Ice and snow tumbles from semi truck and shatters passing car's windshield

Winter is coming, straight through your windshield.

A man and his wife got a nasty, wintry surprise this week when a chunk of snow fell from a semi truck and shattered the windshield on their car on a Canadian freeway.

According to the UPI, Kevin McGraw and his wife were traveling along a stretch of freeway near Moncton, New Brunswick on a cold, snowy November 30. McGraw was passing a semi-truck in the left lane when a large slab of ice and snow lifted away from the top of the truck's trailer and smashed into McGraw's car. The icy missile shattered the car's windshield, showering McGraw's wife with bits of safety glass but thankfully not penetrating into the cabin. McGraw was able to get his stricken car across the freeway to the right shoulder while the trucker, blissfully unaware of the chaos he'd just caused, continued on his way. Thankfully neither McGraw nor his wife were injured, but things could have been way worse if the snow had been a little heavier or the car had been moving a little faster.

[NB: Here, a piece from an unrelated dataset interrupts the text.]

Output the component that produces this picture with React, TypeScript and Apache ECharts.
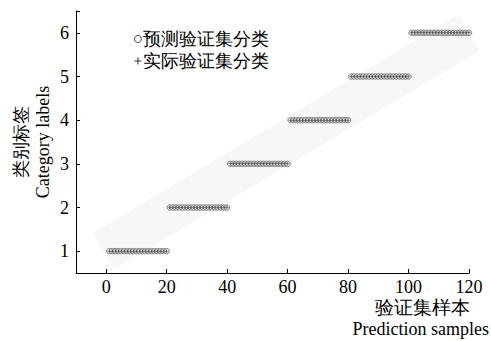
import React, { useEffect, useRef } from "react";
import * as echarts from "echarts";

const xTickValues = [0, 20, 40, 60, 80, 100, 120];
const yTickValues = [1, 2, 3, 4, 5, 6];
const predictedLabels = [
  1, 1, 1, 1, 1, 1, 1, 1, 1, 1, 1, 1, 1, 1, 1, 1, 1, 1, 1, 1,
  2, 2, 2, 2, 2, 2, 2, 2, 2, 2, 2, 2, 2, 2, 2, 2, 2, 2, 2, 2,
  3, 3, 3, 3, 3, 3, 3, 3, 3, 3, 3, 3, 3, 3, 3, 3, 3, 3, 3, 3,
  4, 4, 4, 4, 4, 4, 4, 4, 4, 4, 4, 4, 4, 4, 4, 4, 4, 4, 4, 4,
  5, 5, 5, 5, 5, 5, 5, 5, 5, 5, 5, 5, 5, 5, 5, 5, 5, 5, 5, 5,
  6, 6, 6, 6, 6, 6, 6, 6, 6, 6, 6, 6, 6, 6, 6, 6, 6, 6, 6, 6,
];
const actualLabels = [
  1, 1, 1, 1, 1, 1, 1, 1, 1, 1, 1, 1, 1, 1, 1, 1, 1, 1, 1, 1,
  2, 2, 2, 2, 2, 2, 2, 2, 2, 2, 2, 2, 2, 2, 2, 2, 2, 2, 2, 2,
  3, 3, 3, 3, 3, 3, 3, 3, 3, 3, 3, 3, 3, 3, 3, 3, 3, 3, 3, 3,
  4, 4, 4, 4, 4, 4, 4, 4, 4, 4, 4, 4, 4, 4, 4, 4, 4, 4, 4, 4,
  5, 5, 5, 5, 5, 5, 5, 5, 5, 5, 5, 5, 5, 5, 5, 5, 5, 5, 5, 5,
  6, 6, 6, 6, 6, 6, 6, 6, 6, 6, 6, 6, 6, 6, 6, 6, 6, 6, 6, 6,
];
const bandLine = [
  [-1, 1.0],
  [120, 6.0],
];

const SERIF = "Liberation Serif";
const PLUS = "path://M-0.15,-1H0.15V-0.15H1V0.15H0.15V1H-0.15V0.15H-1V-0.15H-0.15Z";

export default function App() {
  const ref = useRef<HTMLDivElement>(null);
  useEffect(() => {
    if (!ref.current) return;
    const chart = echarts.init(ref.current, undefined, { renderer: "svg" });
    const predPts = predictedLabels.map((v, i) => [i + 1, v]);
    const actPts = actualLabels.map((v, i) => [i + 1, v]);
    chart.setOption({
      animation: false,
      backgroundColor: "#fff",
      textStyle: { fontFamily: SERIF },
      grid: { left: 76, top: 11, right: 22, bottom: 68, containLabel: false, outerBoundsMode: "none" },
      title: [
        {
          text: "验证集样本",
          right: 21,
          top: 298,
          padding: 0,
          textStyle: { fontSize: 19, fontFamily: SERIF, fontWeight: "normal", color: "#000" },
        },
        {
          text: "Prediction samples",
          right: 2,
          top: 320,
          padding: 0,
          textStyle: { fontSize: 18, fontFamily: SERIF, fontWeight: "normal", color: "#000" },
        },
      ],
      xAxis: {
        type: "value",
        min: -10,
        max: 120,
        splitLine: { show: false },
        axisLine: { show: true, onZero: false, lineStyle: { color: "#000", width: 1 } },
        axisTick: { show: true, inside: true, length: 4, customValues: xTickValues, lineStyle: { color: "#000" } },
        axisLabel: { customValues: xTickValues, fontSize: 18, color: "#000", fontFamily: SERIF, margin: 5 },
      },
      yAxis: {
        type: "value",
        min: 0.5,
        max: 6.5,
        name: "类别标签\nCategory labels",
        nameLocation: "middle",
        nameGap: 22,
        nameMoveOverlap: false,
        nameTextStyle: { fontSize: 18, fontFamily: SERIF, color: "#000", lineHeight: 22 },
        splitLine: { show: false },
        axisLine: { show: true, onZero: false, lineStyle: { color: "#000", width: 1 } },
        axisTick: { show: true, inside: true, length: 4, customValues: [...yTickValues, 6.5], lineStyle: { color: "#000" } },
        axisLabel: { customValues: yTickValues, fontSize: 18, color: "#000", fontFamily: SERIF, margin: 7 },
      },
      legend: {
        left: 129,
        top: 25,
        orient: "vertical",
        itemWidth: 7,
        itemHeight: 7,
        itemGap: 4,
        textStyle: { fontSize: 18, color: "#000", fontFamily: SERIF, padding: [0, 0, 0, -3] },
        data: [
          { name: "预测验证集分类", icon: "circle", itemStyle: { color: "#fff", borderColor: "#000", borderWidth: 0.9 } },
          { name: "实际验证集分类", icon: PLUS, itemStyle: { color: "#000", borderWidth: 0 } },
        ],
      },
      series: [
        {
          type: "line",
          name: "band",
          data: bandLine,
          symbol: "none",
          silent: true,
          clip: false,
          lineStyle: { color: "#f7f7f7", width: 42, cap: "butt" },
          z: 1,
        },
        {
          type: "scatter",
          name: "预测验证集分类",
          data: predPts,
          symbol: "circle",
          symbolSize: 5.5,
          itemStyle: { color: "rgba(200,200,200,0.7)", borderColor: "#555", borderWidth: 0.8 },
          z: 3,
        },
        {
          type: "scatter",
          name: "实际验证集分类",
          data: actPts,
          symbol: PLUS,
          symbolSize: 3.6,
          itemStyle: { color: "#333" },
          z: 4,
        },
      ],
    });
    return () => chart.dispose();
  }, []);
  return <div ref={ref} style={{ position: "fixed", left: 0, top: 0, width: 491, height: 341 }} />;
}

The American Automobile Association states in an Alexandria News article that drifted, compacted snow on top of a moving vehicle may weigh as much as 20 pounds per cubic foot. That's bad enough on the roof of, say, a Civic, but on the roof of a speeding semi trailer where multiple cubic feet of snowy sheet ice can peel off and fly into traffic it is a catastrophe waiting to happen. More than half of US and Canadian semi truck drivers surveyed in a 2009 study by the American Transportation Research Institute admitted that they "rarely or never" clear accumulated snow from their vehicles despite the fact that roughly 35% of truckers surveyed could relate a story about snow or ice falling from a moving truck and harming passing motorists.